В этом можно увидеть еще одну форму диалогичности: диалог между предками и потомком, между литературой существующей, даже уже и канонической — и становящейся. — Это поэзия, обнажающая свои корни и сам факт того, что она растет от них дальше.
Некоторую проблему с этой книгой я вижу в том, что она в высочайшей степени герметична. Дело даже не в том, что она насыщена цитатами разной степени скрытости и известности и требует от реципиента не просто начитанности в текстах — и знаковых для русской поэзии, и вообще сколько-нибудь в ней замеченных (это как раз не беда, такая начитанность в принципе достижима где угодно, хоть на Камчатке, хоть в Австралии). Дело в том, что книга чрезвычайно насыщена, пожалуй, и перенасыщена отсылками к здешнему контексту. Во-первых, к фону и гулу массового сознания, к советским, досоветским, постсоветским песням («виновата ли я виноват ли язык / что открывшись уродлив и гол», «младший лейтенант сладчайший, / смертный мальчик молодой»), во-вторых, к российской литературной жизни последних лет, прежде всего к московской (отчасти и к эмигрантской: Кенжеев, Цветков, Сунцова, Машинская… но дела это не меняет), к ее событиям, изданиям и издательствам, знаковым фигурам, вообще — к ее действующим и ныне релоцировавшимся участникам («не издаст ее стеклограф / не напишут в горький воздух / дремов марков либерман», «за рому в ночи тель-авивской, за ростю в тбилиси»), и к отношениям между ними, и к тому, что они друг о друге говорили или писали. В этот контекст для адекватного понимания книги, для развертывания перед собой всей ее эмоциональной и смысловой палитры совершенно необходимо быть погруженным (ну, например, желательно представлять себе не только, кто такая — неоднократно здесь призываемая — Лена Семенова и что она написала, но и что она делала, и каков был ее характер и привычки, и что значила для автора — это, пожалуй, даже важнее знания ее текстов как таковых). Такая погруженность, кажется, свойственна чрезвычайно немногим. В значительной — в нетипично высокой — степени это разговор со своими и для своих. Да, это тоже среди важнейших, необходимейших источников интенсивности поэзии Кутенкова. Но это же и существенно сужает ее аудиторию.

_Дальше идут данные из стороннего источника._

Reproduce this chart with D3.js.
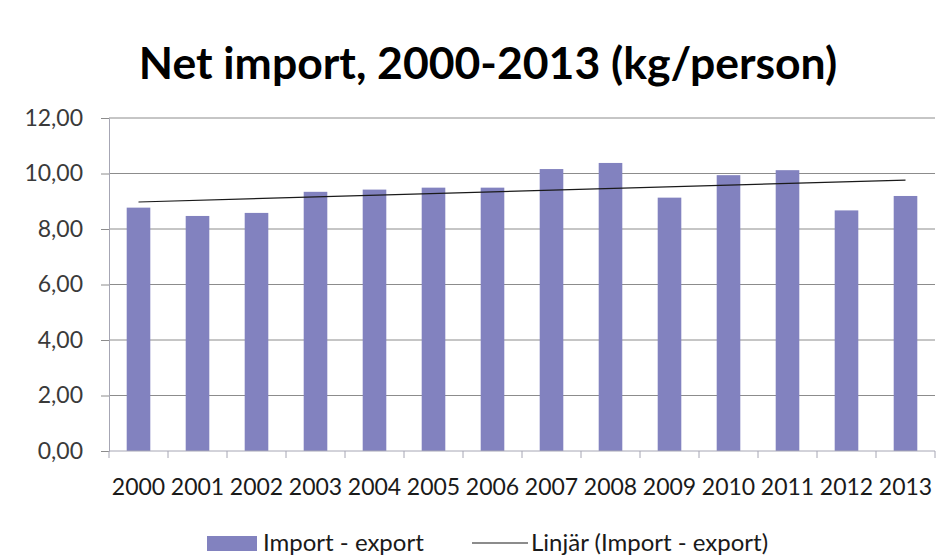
<!DOCTYPE html>
<html>
<head>
<meta charset="utf-8">
<script src="https://cdn.jsdelivr.net/npm/d3@7/dist/d3.min.js"></script>
<style>
  html, body { margin: 0; padding: 0; background: #ffffff; }
  svg { display: block; font-family: Lato, "Open Sans", sans-serif; }
</style>
</head>
<body>
<svg id="chart" width="951" height="560"></svg>
<script>
// Net import per person, 2000-2013
const years = ["2000","2001","2002","2003","2004","2005","2006","2007","2008","2009","2010","2011","2012","2013"];
const netImport = [8.77, 8.47, 8.58, 9.34, 9.42, 9.49, 9.49, 10.16, 10.38, 9.13, 9.94, 10.12, 8.67, 9.19];
const yTicks = [0, 2, 4, 6, 8, 10, 12];
const titleText = "Net import, 2000-2013 (kg/person)";
const barLegend = "Import - export";
const trendLegend = "Linjär (Import - export)";

const svg = d3.select("#chart");
const plot = { left: 109, right: 935, top: 118, bottom: 451 };
const barColor = "#8282bf";
const fmt = v => d3.format(".2f")(v).replace(".", ",");

const x = d3.scaleBand().domain(years).range([plot.left, plot.right]).paddingInner(0.6).paddingOuter(0.3);
const xCat = d3.scaleBand().domain(years).range([plot.left, plot.right]);
const y = d3.scaleLinear().domain([0, 12]).range([plot.bottom, plot.top]);

// Title
svg.append("text")
  .attr("x", 488).attr("y", 79)
  .attr("text-anchor", "middle")
  .attr("font-weight", "bold")
  .attr("font-size", 44.5)
  .attr("fill", "#000")
  .text(titleText);

// Horizontal gridlines
svg.append("g")
  .selectAll("line")
  .data(yTicks.filter(d => d > 0))
  .join("line")
  .attr("x1", plot.left).attr("x2", plot.right)
  .attr("y1", d => y(d)).attr("y2", d => y(d))
  .attr("stroke", "#8c8c8c").attr("stroke-width", 1);

// Y axis
const yAxis = svg.append("g")
  .attr("transform", `translate(${plot.left},0)`)
  .call(d3.axisLeft(y).tickValues(yTicks).tickFormat(fmt).tickSize(8).tickPadding(18));
yAxis.select(".domain").attr("stroke", "#a6a6b4");
yAxis.selectAll(".tick line").attr("stroke", "#8c8c8c");
yAxis.selectAll("text").attr("font-size", 23).attr("fill", "#3a3a3a").attr("font-family", "Lato, sans-serif");

// Bars
svg.append("g")
  .selectAll("rect")
  .data(netImport)
  .join("rect")
  .attr("x", (d, i) => x(years[i]))
  .attr("width", x.bandwidth())
  .attr("y", d => y(d))
  .attr("height", d => y(0) - y(d))
  .attr("fill", barColor);

// X axis with ticks on category boundaries
const xAxis = svg.append("g").attr("transform", `translate(0,${plot.bottom})`);
xAxis.append("line")
  .attr("x1", plot.left).attr("x2", plot.right)
  .attr("stroke", "#a6a6b4");
xAxis.selectAll("line.tick")
  .data(years.concat(["end"]))
  .join("line")
  .attr("class", "tick")
  .attr("x1", (d, i) => plot.left + i * xCat.step())
  .attr("x2", (d, i) => plot.left + i * xCat.step())
  .attr("y1", 0).attr("y2", 7)
  .attr("stroke", "#a6a6b4");
xAxis.selectAll("text")
  .data(years)
  .join("text")
  .attr("x", d => xCat(d) + xCat.bandwidth() / 2)
  .attr("y", 44)
  .attr("text-anchor", "middle")
  .attr("font-size", 23)
  .attr("fill", "#1a1a1a")
  .text(d => d);

// Linear trendline (least squares over the series)
const n = netImport.length;
const xs = d3.range(n);
const mx = d3.mean(xs), my = d3.mean(netImport);
const slope = d3.sum(xs, i => (i - mx) * (netImport[i] - my)) / d3.sum(xs, i => (i - mx) ** 2);
const intercept = my - slope * mx;
const trend = [0, n - 1].map(i => [xCat(years[i]) + xCat.bandwidth() / 2, y(intercept + slope * i)]);
svg.append("path")
  .attr("d", d3.line()(trend))
  .attr("fill", "none")
  .attr("stroke", "#1a1a1a")
  .attr("stroke-width", 1.2);

// Legend
const lg = svg.append("g");
lg.append("rect").attr("x", 207).attr("y", 536).attr("width", 50).attr("height", 15).attr("fill", barColor);
lg.append("text").attr("x", 263).attr("y", 551).attr("font-size", 24).attr("fill", "#1a1a1a").text(barLegend);
lg.append("line").attr("x1", 472).attr("x2", 528).attr("y1", 543).attr("y2", 543).attr("stroke", "#1a1a1a").attr("stroke-width", 1.2);
lg.append("text").attr("x", 531).attr("y", 551).attr("font-size", 24).attr("fill", "#1a1a1a").text(trendLegend);
</script>
</body>
</html>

Внешний человек с высокой вероятностью увидит здесь некоторый неймдроппинг, за которым для него неведомо что стоит, — а между тем за каждым из имен стоит очень и очень многое. Имя каждого из адресатов, собеседников, просто упоминаемых со всей очевидностью окружено чрезвычайно плотным семантическим ореолом; что ни имя — то символ со сложной структурой, со многими ассоциативными связями. Вследствие этого у вошедших сюда текстов — огромный объем подтекстов (кажется, превышающий объем сказанного прямо); я бы даже сказала, что по преимуществу из подтекстов они и состоят. Все это способно существенно осложнить восприятие книги — вообще очень сильной, отрицающей равнодушие в принципе — за пределами нашего литературного сообщества и перевод ее на другие языки.
Вполне (вполне ли? ну, хотя бы в значительной части) понимаем только мы, здешние и теперешние. Потому что мы сад.